Final push on Raqqa to begin in days: French FM
GENEVA
The international coalition battling the Islamic State of Iraq and the Levant (ISIL) will begin a final push on the jihadists’ Syrian stronghold Raqqa in the coming days, French Defense Minister Jean-Yves Le Drian said on March 24.But on the ground, the U.S.-backed Kurdish-Arab alliance, the Syrian Democratic Forces (SDF), spearheading the battle for the jihadist group’s de facto Syrian capital expressed caution about how soon the battle for Raqqa would begin.
ISIL has come under growing pressure from twin U.S.-backed ground offensives targeting Raqqa and their other main stronghold, Mosul in Iraq.
“Today, we can say that Raqa is surrounded and the battle will begin in the coming days,” Le Drian told France’s CNEWS television. “This will be a very hard battle but essential,” Drian said.
The jihadists are under attack from several directions in northern Syria, with Russia supporting its Syrian ally President Bashar al-Assad on one front and Turkey providing air cover for rebel groups battling the jihadists on another.

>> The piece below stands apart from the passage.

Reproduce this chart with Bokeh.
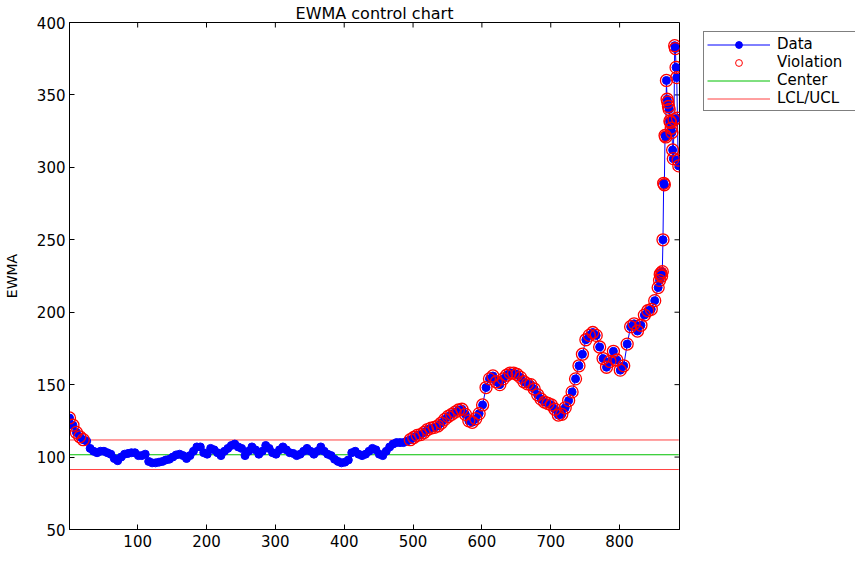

The SDF has been working for months to encircle Raqqa.
But a spokesman for the alliance said there was still work to do. “The operation to besiege Raqqa will take several weeks and that will then lead to the official launch of the operation,” Talal Sello told AFP.
The first goal of the SDF is to control Tabqa city (next to the dam) or besiege it completely before starting the battle for Raqqa,” said Rami Abdel Rahman, director of the Syrian Observatory for Human Rights monitor.
“The operation is proceeding as expected on two fronts, the east and west,” said Jihan Sheikh Ahmad, a spokeswoman for the SDF Raqqa operation.
Meanwhile, the latest round of U.N.-backed Syria peace talks entered a second day in Geneva on March 24 but there was little hope of a breakthrough in negotiations that have yielded little in previous rounds.
Syrian rebel group Faylaq al-Rahman is in the thick of a new offensive in Damascus but is also participating in peace talks with the government in Geneva.
The group’s spokesman Wael Alwan says there is no contradiction in its stand. “The two complement each other,” he said. “The aim is to get rid of the totalitarian regime, either by making it fall politically through a transitional arrangement,” he said.